Raw data:
/---

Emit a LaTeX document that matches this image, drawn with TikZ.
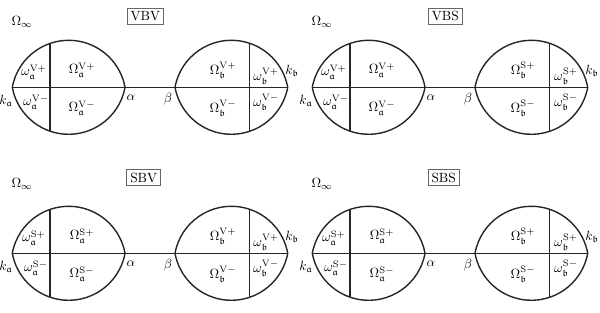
\documentclass[tikz,border=0pt]{standalone}
\usepackage{amssymb}
\begin{document}
\begin{tikzpicture}[x=0.75pt,y=0.75pt]
\tikzset{
    lensLine/.style={line width=1.05pt,draw=black!85},
    lensLab/.style={inner sep=0pt},
    caseBox/.style={draw=black!60,line width=0.5pt,inner sep=2.6pt},
}
\useasboundingbox (0,0) rectangle (600,313);

% VBV
\begin{scope}[shift={(12.3,225.7)}]
\coordinate (vbvKa) at (0,0);
\coordinate (vbvAl) at (112.7,0);
\coordinate (vbvBe) at (162.7,0);
\coordinate (vbvKb) at (275,0);
\draw[lensLine] (vbvKa) -- (vbvKb);
\draw[lensLine] (vbvKa) arc[start angle=169.64,end angle=10.36,radius=57.3] arc[start angle=349.64,end angle=190.36,radius=57.3];
\draw[lensLine] (vbvBe) arc[start angle=169.64,end angle=10.36,radius=57.3] arc[start angle=349.64,end angle=190.36,radius=57.3];
\draw[lensLine] (37.7,43.9) -- (37.7,-43.9);
\draw[lensLine] (237.3,43.9) -- (237.3,-43.9);
\node[lensLab] (vbvInf) at (9.7,65.6) {$\Omega_\infty$};
\node[caseBox] (vbvBox) at (133,71.1) {VBV};
\node[lensLab] (vbvwap) at (21.5,15.3) {$\omega_{\mathfrak a}^{\mathrm{V}+}$};
\node[lensLab] (vbvwam) at (23.7,-14.7) {$\omega_{\mathfrak a}^{\mathrm{V}-}$};
\node[lensLab] (vbvWap) at (69.7,17.3) {$\Omega_{\mathfrak a}^{\mathrm{V}+}$};
\node[lensLab] (vbvWam) at (69.7,-20.7) {$\Omega_{\mathfrak a}^{\mathrm{V}-}$};
\node[lensLab] (vbvka) at (-6.3,-13.7) {$k_{\mathfrak a}$};
\node[lensLab] (vbval) at (118.7,-10.7) {$\alpha$};
\node[lensLab] (vbvbe) at (155.7,-11.7) {$\beta$};
\node[lensLab] (vbvWbp) at (210.7,17.3) {$\Omega_{\mathfrak b}^{\mathrm{V}+}$};
\node[lensLab] (vbvWbm) at (210.7,-20.7) {$\Omega_{\mathfrak b}^{\mathrm{V}-}$};
\node[lensLab] (vbvwbp) at (253.7,11.3) {$\omega_{\mathfrak b}^{\mathrm{V}+}$};
\node[lensLab] (vbvwbm) at (253.7,-14.7) {$\omega_{\mathfrak b}^{\mathrm{V}-}$};
\node[lensLab] (vbvkb) at (279.7,16.3) {$k_{\mathfrak b}$};
\end{scope}

% VBS
\begin{scope}[shift={(312.3,225.7)}]
\coordinate (vbsKa) at (0,0);
\coordinate (vbsAl) at (112.7,0);
\coordinate (vbsBe) at (162.7,0);
\coordinate (vbsKb) at (275,0);
\draw[lensLine] (vbsKa) -- (vbsKb);
\draw[lensLine] (vbsKa) arc[start angle=169.64,end angle=10.36,radius=57.3] arc[start angle=349.64,end angle=190.36,radius=57.3];
\draw[lensLine] (vbsBe) arc[start angle=169.64,end angle=10.36,radius=57.3] arc[start angle=349.64,end angle=190.36,radius=57.3];
\draw[lensLine] (37.7,43.9) -- (37.7,-43.9);
\draw[lensLine] (237.3,43.9) -- (237.3,-43.9);
\node[lensLab] (vbsInf) at (9.7,65.6) {$\Omega_\infty$};
\node[caseBox] (vbsBox) at (133,71.1) {VBS};
\node[lensLab] (vbswap) at (21.5,15.3) {$\omega_{\mathfrak a}^{\mathrm{V}+}$};
\node[lensLab] (vbswam) at (23.7,-14.7) {$\omega_{\mathfrak a}^{\mathrm{V}-}$};
\node[lensLab] (vbsWap) at (69.7,17.3) {$\Omega_{\mathfrak a}^{\mathrm{V}+}$};
\node[lensLab] (vbsWam) at (69.7,-20.7) {$\Omega_{\mathfrak a}^{\mathrm{V}-}$};
\node[lensLab] (vbska) at (-6.3,-13.7) {$k_{\mathfrak a}$};
\node[lensLab] (vbsal) at (118.7,-10.7) {$\alpha$};
\node[lensLab] (vbsbe) at (155.7,-11.7) {$\beta$};
\node[lensLab] (vbsWbp) at (210.7,17.3) {$\Omega_{\mathfrak b}^{\mathrm{S}+}$};
\node[lensLab] (vbsWbm) at (210.7,-20.7) {$\Omega_{\mathfrak b}^{\mathrm{S}-}$};
\node[lensLab] (vbswbp) at (253.7,11.3) {$\omega_{\mathfrak b}^{\mathrm{S}+}$};
\node[lensLab] (vbswbm) at (253.7,-14.7) {$\omega_{\mathfrak b}^{\mathrm{S}-}$};
\node[lensLab] (vbskb) at (279.7,16.3) {$k_{\mathfrak b}$};
\end{scope}

% SBV
\begin{scope}[shift={(12.3,59.7)}]
\coordinate (sbvKa) at (0,0);
\coordinate (sbvAl) at (112.7,0);
\coordinate (sbvBe) at (162.7,0);
\coordinate (sbvKb) at (275,0);
\draw[lensLine] (sbvKa) -- (sbvKb);
\draw[lensLine] (sbvKa) arc[start angle=169.64,end angle=10.36,radius=57.3] arc[start angle=349.64,end angle=190.36,radius=57.3];
\draw[lensLine] (sbvBe) arc[start angle=169.64,end angle=10.36,radius=57.3] arc[start angle=349.64,end angle=190.36,radius=57.3];
\draw[lensLine] (37.7,43.9) -- (37.7,-43.9);
\draw[lensLine] (237.3,43.9) -- (237.3,-43.9);
\node[lensLab] (sbvInf) at (9.7,69.3) {$\Omega_\infty$};
\node[caseBox] (sbvBox) at (131.4,75.8) {SBV};
\node[lensLab] (sbvwap) at (21.5,15.3) {$\omega_{\mathfrak a}^{\mathrm{S}+}$};
\node[lensLab] (sbvwam) at (23.7,-14.7) {$\omega_{\mathfrak a}^{\mathrm{S}-}$};
\node[lensLab] (sbvWap) at (69.7,17.3) {$\Omega_{\mathfrak a}^{\mathrm{S}+}$};
\node[lensLab] (sbvWam) at (69.7,-20.7) {$\Omega_{\mathfrak a}^{\mathrm{S}-}$};
\node[lensLab] (sbvka) at (-6.3,-13.7) {$k_{\mathfrak a}$};
\node[lensLab] (sbval) at (118.7,-10.7) {$\alpha$};
\node[lensLab] (sbvbe) at (155.7,-11.7) {$\beta$};
\node[lensLab] (sbvWbp) at (210.7,17.3) {$\Omega_{\mathfrak b}^{\mathrm{V}+}$};
\node[lensLab] (sbvWbm) at (210.7,-20.7) {$\Omega_{\mathfrak b}^{\mathrm{V}-}$};
\node[lensLab] (sbvwbp) at (253.7,11.3) {$\omega_{\mathfrak b}^{\mathrm{V}+}$};
\node[lensLab] (sbvwbm) at (253.7,-14.7) {$\omega_{\mathfrak b}^{\mathrm{V}-}$};
\node[lensLab] (sbvkb) at (279.7,16.3) {$k_{\mathfrak b}$};
\end{scope}

% SBS
\begin{scope}[shift={(312.3,59.7)}]
\coordinate (sbsKa) at (0,0);
\coordinate (sbsAl) at (112.7,0);
\coordinate (sbsBe) at (162.7,0);
\coordinate (sbsKb) at (275,0);
\draw[lensLine] (sbsKa) -- (sbsKb);
\draw[lensLine] (sbsKa) arc[start angle=169.64,end angle=10.36,radius=57.3] arc[start angle=349.64,end angle=190.36,radius=57.3];
\draw[lensLine] (sbsBe) arc[start angle=169.64,end angle=10.36,radius=57.3] arc[start angle=349.64,end angle=190.36,radius=57.3];
\draw[lensLine] (37.7,43.9) -- (37.7,-43.9);
\draw[lensLine] (237.3,43.9) -- (237.3,-43.9);
\node[lensLab] (sbsInf) at (9.7,69.3) {$\Omega_\infty$};
\node[caseBox] (sbsBox) at (131.4,75.8) {SBS};
\node[lensLab] (sbswap) at (21.5,15.3) {$\omega_{\mathfrak a}^{\mathrm{S}+}$};
\node[lensLab] (sbswam) at (23.7,-14.7) {$\omega_{\mathfrak a}^{\mathrm{S}-}$};
\node[lensLab] (sbsWap) at (69.7,17.3) {$\Omega_{\mathfrak a}^{\mathrm{S}+}$};
\node[lensLab] (sbsWam) at (69.7,-20.7) {$\Omega_{\mathfrak a}^{\mathrm{S}-}$};
\node[lensLab] (sbska) at (-6.3,-13.7) {$k_{\mathfrak a}$};
\node[lensLab] (sbsal) at (118.7,-10.7) {$\alpha$};
\node[lensLab] (sbsbe) at (155.7,-11.7) {$\beta$};
\node[lensLab] (sbsWbp) at (210.7,17.3) {$\Omega_{\mathfrak b}^{\mathrm{S}+}$};
\node[lensLab] (sbsWbm) at (210.7,-20.7) {$\Omega_{\mathfrak b}^{\mathrm{S}-}$};
\node[lensLab] (sbswbp) at (253.7,11.3) {$\omega_{\mathfrak b}^{\mathrm{S}+}$};
\node[lensLab] (sbswbm) at (253.7,-14.7) {$\omega_{\mathfrak b}^{\mathrm{S}-}$};
\node[lensLab] (sbskb) at (279.7,16.3) {$k_{\mathfrak b}$};
\end{scope}
\end{tikzpicture}
\end{document}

\---

Starting at the first line of the material, output exactly the lines up to and including the one with "(0,0) rectangle (600,313);". Do not include the pictures.

Answer:
Emit a LaTeX document that matches this image, drawn with TikZ.
\documentclass[tikz,border=0pt]{standalone}
\usepackage{amssymb}
\begin{document}
\begin{tikzpicture}[x=0.75pt,y=0.75pt]
\tikzset{
    lensLine/.style={line width=1.05pt,draw=black!85},
    lensLab/.style={inner sep=0pt},
    caseBox/.style={draw=black!60,line width=0.5pt,inner sep=2.6pt},
}
\useasboundingbox (0,0) rectangle (600,313);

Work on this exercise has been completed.